考虑结构脆弱性的智能电网系统网络攻击检测与防御方法研究

Smart grid, as the next generation of power network, has improved the efficient and flexible operation of the power grid by the cyber-physical fusion, but also brings more information security risks. Especially, to face of the security threat of the cyber physical attack, current network security protection mechanism cannot completely ensure the safe operation of the smart grid. Considering the fusion characteristics of power information and physical system, this project develops cyber security research of smart grid from three aspects of structural detectability, cyberphysical attack detection and location, and defense.

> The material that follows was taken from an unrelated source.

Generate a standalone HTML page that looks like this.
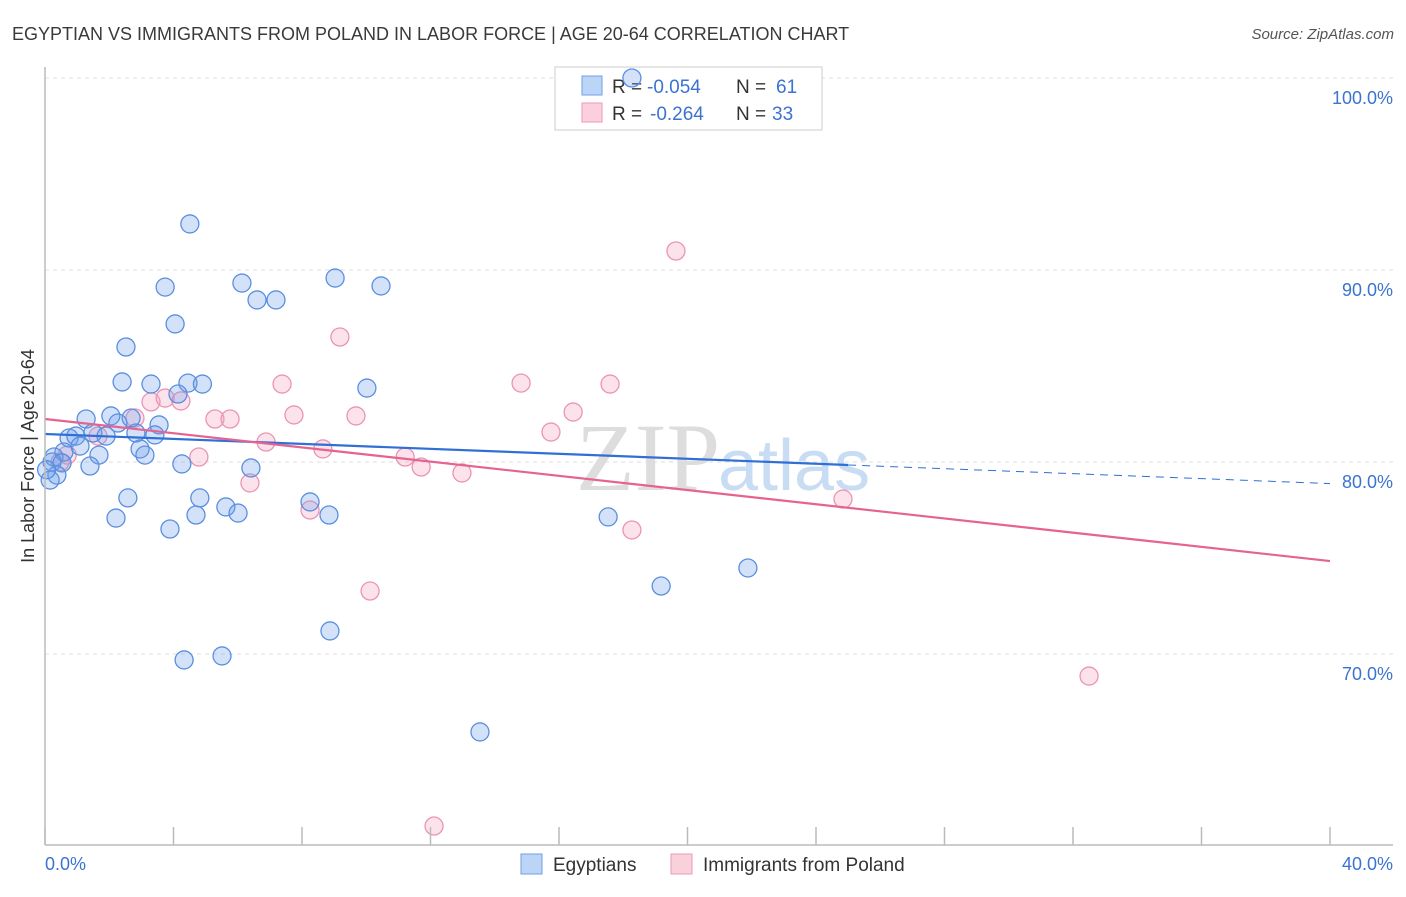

Based on the coupling structure characteristics of cyber physical smart grid system, the structural vulnerability of power grid is studied. Based on the analysis of the structural vulnerability, detectability of cyber attack is proposed. It can lay a theoretical foundation for the attack detection and location. Then, taking into account internal physical dynamic characteristics of smart grid, we use the control theory to propose fast detection algorithm against cyber attack by designing adaptive robust residual observer. Furthermore, we propose isolation decision strategy against cyber attack via logic matrix method. Finally, based on the coupling relationship between the cyber system and physical system, we propose cyber physics fusion-based cyber attack defense method, by using active self-healing control, to improve survivability under the threat of cyber physical attack. The expected results of this project will provide a theoretical basis and key technical support for the construction of the security mechanism of smart grid.

智能电网作为下一代电力网络，在通过信息物理融合提升电网高效和灵活运转的同时带来了信息安全隐患。特别是针对结构脆弱性下的网络攻击安全威胁，现有的电网安全防护机制已无法完全确保智能电网的安全运行。本项目考虑智能电网系统的信息-物理融合特性，从网络攻击的结构可检测性、检测与定位及防御方法三方面开展一体化信息安全研究。首先，基于智能电网的信息-物理网耦合结构特性，利用图论分析电网的结构脆弱性，并提出基于结构脆弱性分析的攻击可检测性的条件和依据，为下一步攻击的检测与定位奠定理论。进一步考虑电网内部物理动态特性，利用控制论方法，设计基于自适应鲁棒残差观测器的快速检测算法，并建立逻辑判断矩阵提出定位决策算法。最后，以系统信息-物理耦合关系为纽带，提出基于信息物理融合的主动自愈控制的攻击防御方法，提高智能电网网络攻击防御能力。本课题的预期成果为构建智能电网的信息安全机制提供理论基础和关键技术支持。

本项目针对新型信息物理协同攻击下广域智能电网的安全运行问题，结合控制论与图论的知识，构建新的集攻击防御、检测与定位三位于一体的安全体系。首先，基于电网系统中信息物理协同攻击的特性，给出了基于结构脆弱性的攻击可检测的理论依据，为下一步攻击的检测与定位奠定理论基础。然后，考虑大电网系统的复杂性，提出了基于结构稀疏性的区域划分算法，可减少攻击检测的复杂度，进一步融合信息层与物理层入侵检测方法及系统状态估计方法，设计基于检测残差的自适应鲁棒观测器进行攻击检测，并提出基于攻击特征的攻击逻辑矩阵定位策略。同时，融合图论和故障容错思想，提出了基于弹性控制器的电网攻击防御机制。最后，搭建了基于RT-LAB的微电网半实物仿真平台，用于对上述研究成果的实验验证和应用拓展。研究成果发表在IEEE Internet of Thing、Applied Energy、Information Sciences、International Journal of Electrical Power and Energy Systems、IET Generation, Transmission & Distribution、自动化学报等国内外著名期刊及会议上，发表和录用论文15篇，其中SCI检索8篇, EI检索15篇。申请公开发明专利2项。培养毕业博士研究生1名，毕业硕士研究生8名，获河北省优秀硕士学位论文1篇以及燕山大学优秀博士学位论文1篇。